Phantom Scribbler said...

I'm jealous. I'm allergic to mold, so those early-spring moss walks bring on the migraines. I do it anyway, but... Oy.

(Also allergic to flowering trees, so the rest of spring isn't much better...)

timna said...

sounds like a much better day.
I think that talking (and not nec to family) is a great idea.
Do you have Tuesday mornings at home? This seems to be a time when I check in and again you've done wonders with the morning that I've let slip by.

Anonymous said...

(o)


Rana

Scrivener said...

Glad you are feeling better and had a nice walk.

Mel said...

yay for spring...it comes earlier where I live and many a day I think "isn't poor jo(e) still under snow?"

jo(e) said...

Yes, Timna, I work at home on Tuesdays and Thursdays so usually I try to take a walk or something to start the day ....
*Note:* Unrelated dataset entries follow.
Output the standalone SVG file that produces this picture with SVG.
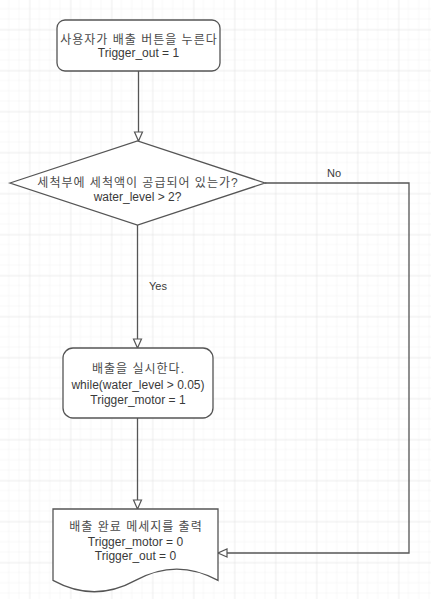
<svg xmlns="http://www.w3.org/2000/svg" width="431" height="599" viewBox="0 0 431 599">
<defs>
  <pattern id="minor" width="10.25" height="10.25" patternUnits="userSpaceOnUse" x="-0.75" y="-0.75">
    <path d="M0,0 H10.25 M0,0 V10.25" stroke="#f2f2f2" stroke-width="1" fill="none"/>
  </pattern>
  <pattern id="major" width="41" height="41" patternUnits="userSpaceOnUse" x="-11.5" y="-11.5">
    <rect width="41" height="41" fill="url(#minor)"/>
    <path d="M0,0 H41 M0,0 V41" stroke="#e4e4e4" stroke-width="1" fill="none"/>
  </pattern>
  <marker id="arr" markerWidth="12" markerHeight="12" refX="10" refY="5" orient="auto" markerUnits="userSpaceOnUse">
    <path d="M1,1 L10,5 L1,9 Z" fill="#ffffff" stroke="#555555" stroke-width="1.2"/>
  </marker>
  <style>
    .shape { fill: #ffffff; stroke: #555555; stroke-width: 1.3; }
    .edge { fill: none; stroke: #555555; stroke-width: 1.3; }
    text { font-family: "Liberation Sans", Arial, "Noto Sans CJK KR", sans-serif; font-size: 12px; fill: #3a3a3a; text-anchor: middle; }
    .ko { letter-spacing: 1px; fill: #4a4a4a; }
    .lbl { font-size: 11px; }
  </style>
</defs>
<rect width="431" height="599" fill="#ffffff"/>
<rect width="431" height="599" fill="url(#major)"/>

<g id="connectors">
  <path class="edge" d="M138.5,71 V141" marker-end="url(#arr)"/>
  <path class="edge" d="M137.5,225 V348" marker-end="url(#arr)"/>
  <path class="edge" d="M137.5,418 V509" marker-end="url(#arr)"/>
  <path class="edge" d="M265,183 H409 V553 H218" marker-end="url(#arr)"/>
  <text class="lbl" x="158" y="290">Yes</text>
  <text class="lbl" x="334" y="177">No</text>
</g>

<g id="start">
  <rect class="shape" x="57" y="20" width="163" height="51" rx="8" ry="8"/>
  <text class="ko" x="139" y="44">사용자가 배출 버튼을 누른다</text>
  <text x="138.5" y="57">Trigger_out = 1</text>
</g>

<g id="decision">
  <polygon class="shape" points="10,183 137.5,141 265,183 137.5,225"/>
  <text class="ko" x="138" y="187">세척부에 세척액이 공급되어 있는가?</text>
  <text x="137.5" y="201">water_level &gt; 2?</text>
</g>

<g id="process">
  <rect class="shape" x="63" y="348" width="150" height="70" rx="10" ry="10"/>
  <text class="ko" x="138.5" y="373">배출을 실시한다.</text>
  <text x="138" y="389">while(water_level &gt; 0.05)</text>
  <text x="138" y="404">Trigger_motor = 1</text>
</g>

<g id="output">
  <path class="shape" d="M53,509 H218 V580.4 Q176.75,557.7 135.5,580.4 Q94.25,603.1 53,580.4 Z"/>
  <text class="ko" x="136" y="531">배출 완료 메세지를 출력</text>
  <text x="135.5" y="546">Trigger_motor = 0</text>
  <text x="135.5" y="560">Trigger_out = 0</text>
</g>
</svg>
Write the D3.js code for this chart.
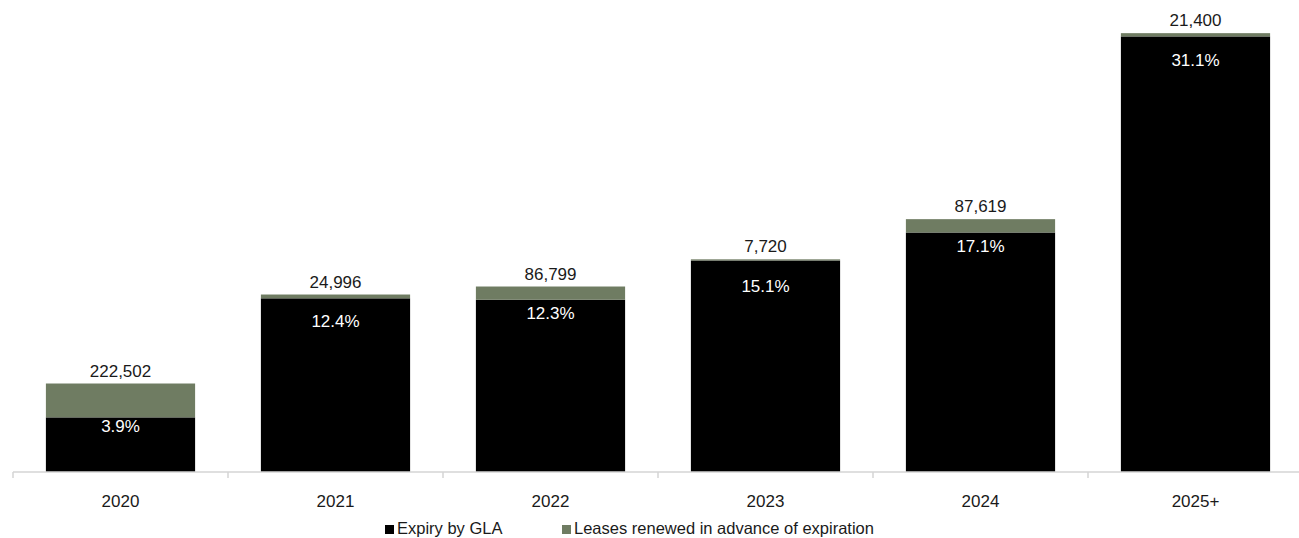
<!DOCTYPE html>
<html>
<head>
<meta charset="utf-8">
<script src="https://cdn.jsdelivr.net/npm/d3@7"></script>
<style>
  html, body { margin: 0; padding: 0; background: #fff; }
  svg text { font-family: "Liberation Sans", Arial, sans-serif; }
</style>
</head>
<body>
<div id="chart"></div>
<script>
// Lease expiry profile: share of GLA expiring + leases renewed in advance
const years = ["2020", "2021", "2022", "2023", "2024", "2025+"];
const expiryPct = [3.9, 12.4, 12.3, 15.1, 17.1, 31.1];          // % of total GLA
const renewedSqft = [222502, 24996, 86799, 7720, 87619, 21400];  // sq ft renewed early
const totalGLA = 9200000;                                        // approx. portfolio GLA, sq ft

const seriesNames = ["Expiry by GLA", "Leases renewed in advance of expiration"];
const colors = ["#000000", "#6f7c62"];

const W = 1299, H = 538;
const margin = { top: 0, right: -4, bottom: 66, left: 13 };
const width = W - margin.left - margin.right;
const height = H - margin.top - margin.bottom;

const data = years.map((y, i) => ({
    year: y,
    expiry: expiryPct[i],
    renewed: renewedSqft[i] / totalGLA * 100,
    pctLabel: expiryPct[i].toFixed(1) + "%",
    sqftLabel: d3.format(",")(renewedSqft[i])
}));

const svg = d3.select("#chart")
    .append("svg")
    .attr("width", W)
    .attr("height", H)
    .append("g")
    .attr("transform", `translate(${margin.left},${margin.top})`);

const x = d3.scaleBand()
    .domain(years)
    .range([0, width])
    .paddingInner(0.306)
    .paddingOuter(0.153);

const y = d3.scaleLinear()
    .domain([0, 33.7])
    .range([height, 0]);

const stack = d3.stack().keys(["expiry", "renewed"]);
const layers = stack(data);

svg.selectAll(".layer")
    .data(layers)
    .enter()
    .append("g")
    .attr("fill", (d, i) => colors[i])
    .selectAll("rect")
    .data(d => d)
    .enter()
    .append("rect")
    .attr("x", d => x(d.data.year))
    .attr("width", x.bandwidth())
    .attr("y", d => y(d[1]))
    .attr("height", d => y(d[0]) - y(d[1]));

// Axis: baseline with ticks at category boundaries
const axis = svg.append("g").attr("transform", `translate(0,${height})`);
axis.append("line")
    .attr("x1", 0).attr("x2", width)
    .attr("stroke", "#d4d4d4").attr("stroke-width", 1.5);
const step = x.step();
axis.selectAll(".tick")
    .data(d3.range(years.length + 1))
    .enter()
    .append("line")
    .attr("x1", i => i * step).attr("x2", i => i * step)
    .attr("y1", 0).attr("y2", 6)
    .attr("stroke", "#d4d4d4").attr("stroke-width", 1.5);
axis.selectAll(".year")
    .data(years)
    .enter()
    .append("text")
    .attr("x", d => x(d) + x.bandwidth() / 2)
    .attr("y", 35)
    .attr("text-anchor", "middle")
    .attr("font-size", 17)
    .attr("fill", "#1a1a1a")
    .text(d => d);

// Renewed sq ft labels above each stack
svg.selectAll(".top-label")
    .data(data)
    .enter()
    .append("text")
    .attr("x", d => x(d.year) + x.bandwidth() / 2)
    .attr("y", d => y(d.expiry + d.renewed) - 7)
    .attr("text-anchor", "middle")
    .attr("font-size", 17)
    .attr("fill", "#1a1a1a")
    .text(d => d.sqftLabel);

// Expiry % labels inside black bars
svg.selectAll(".pct-label")
    .data(data)
    .enter()
    .append("text")
    .attr("x", d => x(d.year) + x.bandwidth() / 2)
    .attr("y", d => Math.max(y(d.expiry + d.renewed) + 26, y(d.expiry) + 8) + 6.5)
    .attr("text-anchor", "middle")
    .attr("font-size", 17)
    .attr("fill", "#fff")
    .text(d => d.pctLabel);

// Legend
const legend = svg.append("g").attr("transform", `translate(${385 - margin.left},${height + 62})`);
const legendX = [0, 177];
seriesNames.forEach((name, i) => {
    const item = legend.append("g").attr("transform", `translate(${legendX[i]},0)`);
    item.append("rect")
        .attr("x", 0).attr("y", -9)
        .attr("width", 9).attr("height", 9)
        .attr("fill", colors[i]);
    item.append("text")
        .attr("x", 12).attr("y", 0)
        .attr("font-size", 16.5)
        .attr("fill", "#1a1a1a")
        .text(name);
});
</script>
</body>
</html>
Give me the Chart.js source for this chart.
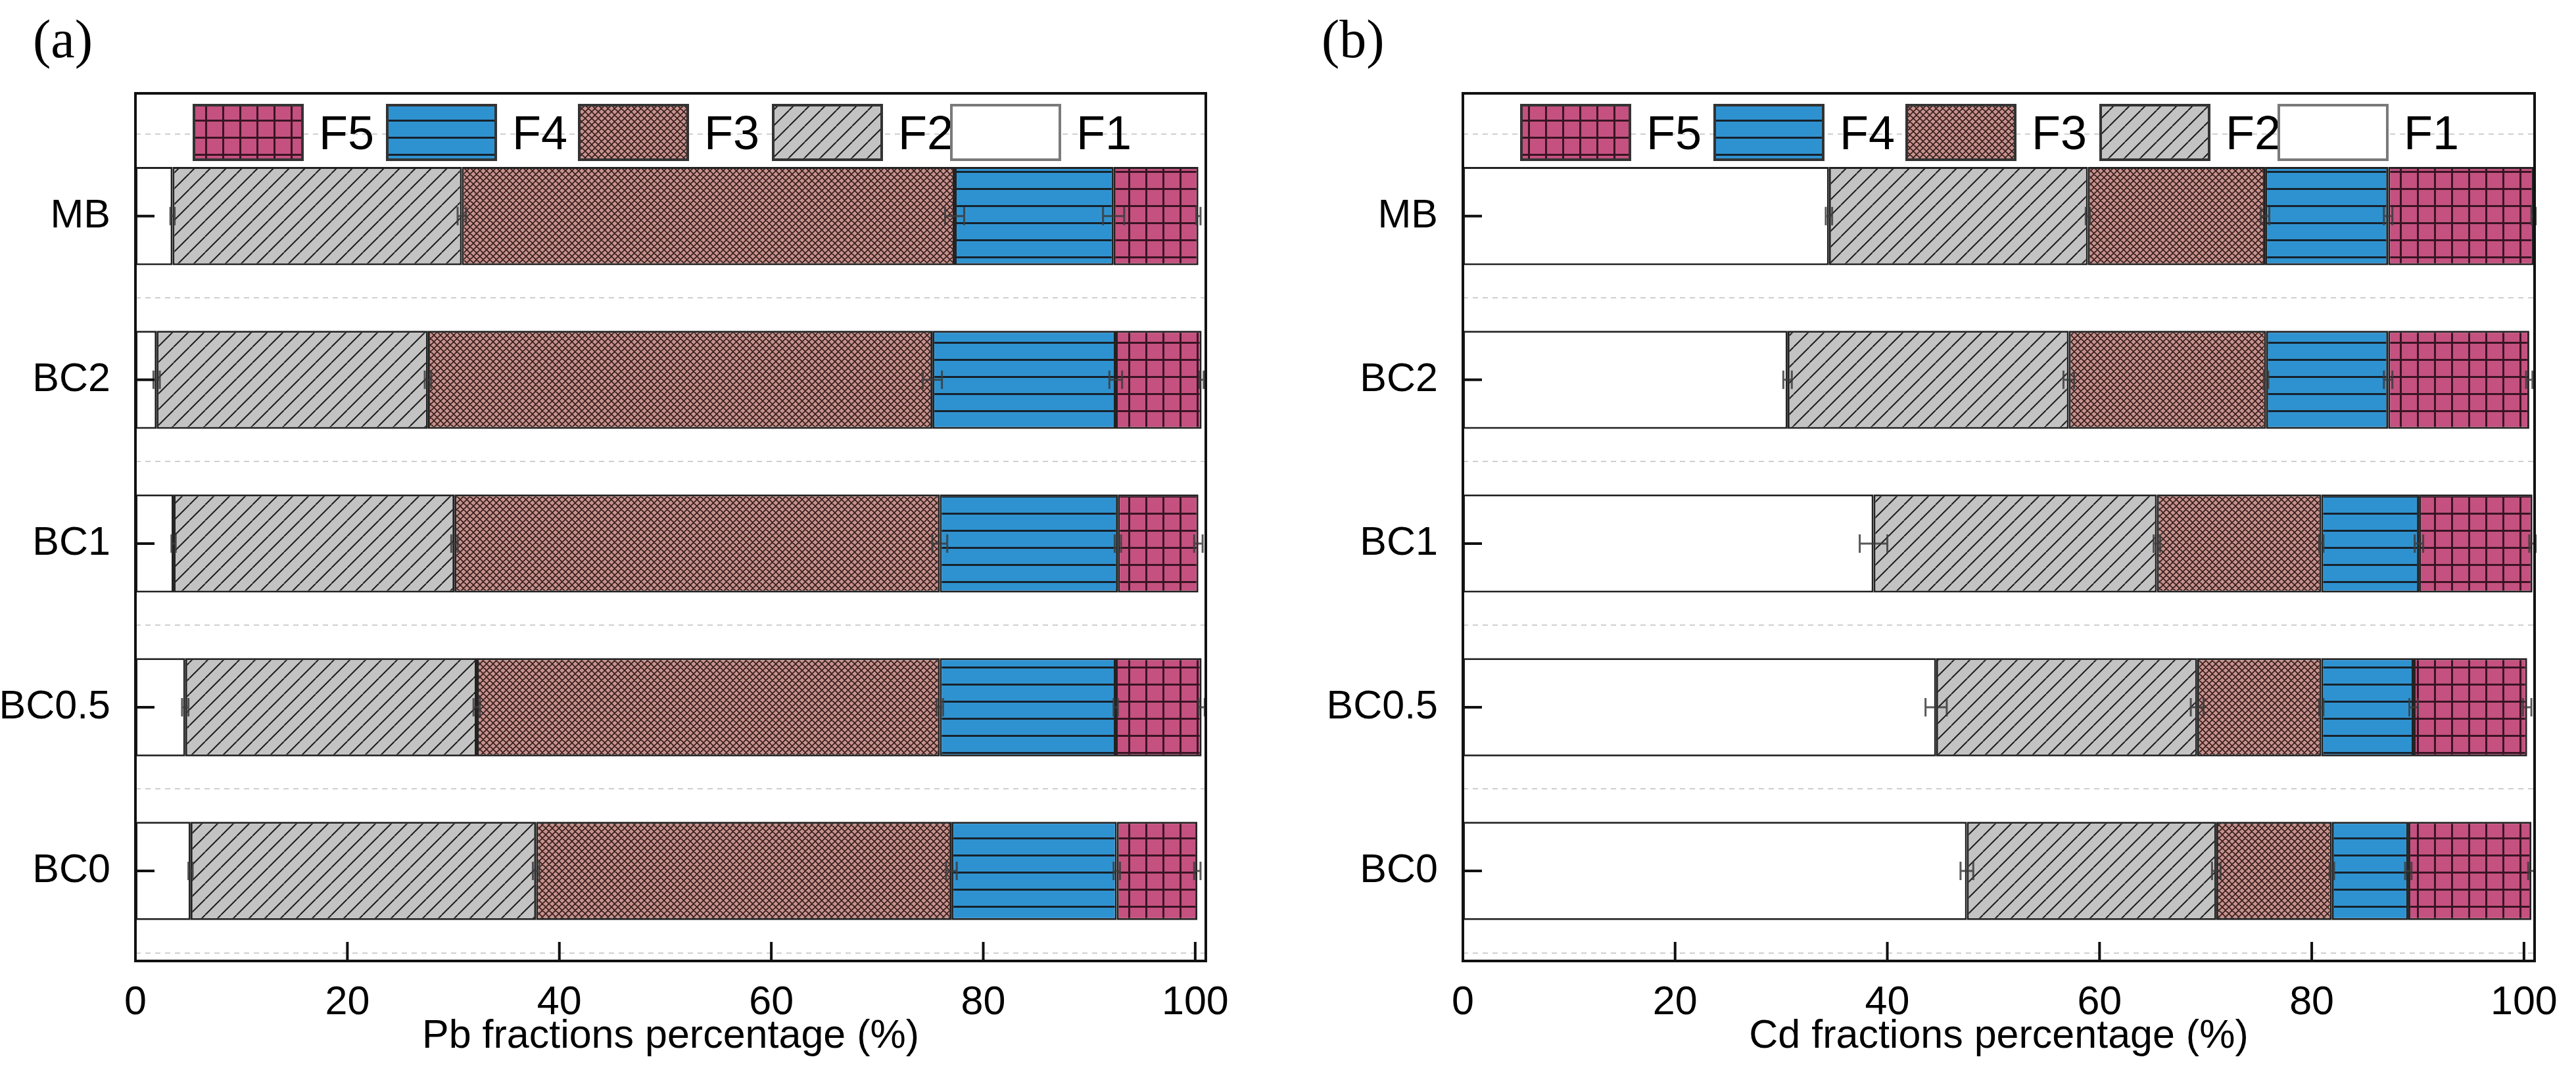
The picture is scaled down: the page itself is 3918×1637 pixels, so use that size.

Mel: It does seem to be that just about all my blogging friends are from warmer climates .... I need to make some blogging friends in Alaska or something.

Ocean said...

I totally think moss is real beautiful also. I live in Oregon and our forest are always covered in moss and ferns. I work at a camp and spend lots of time in the forest, they have such majestic powers.

jo(e) said...

Chiggers? No. The woods here are pretty benign. Nothing that would make you cringe.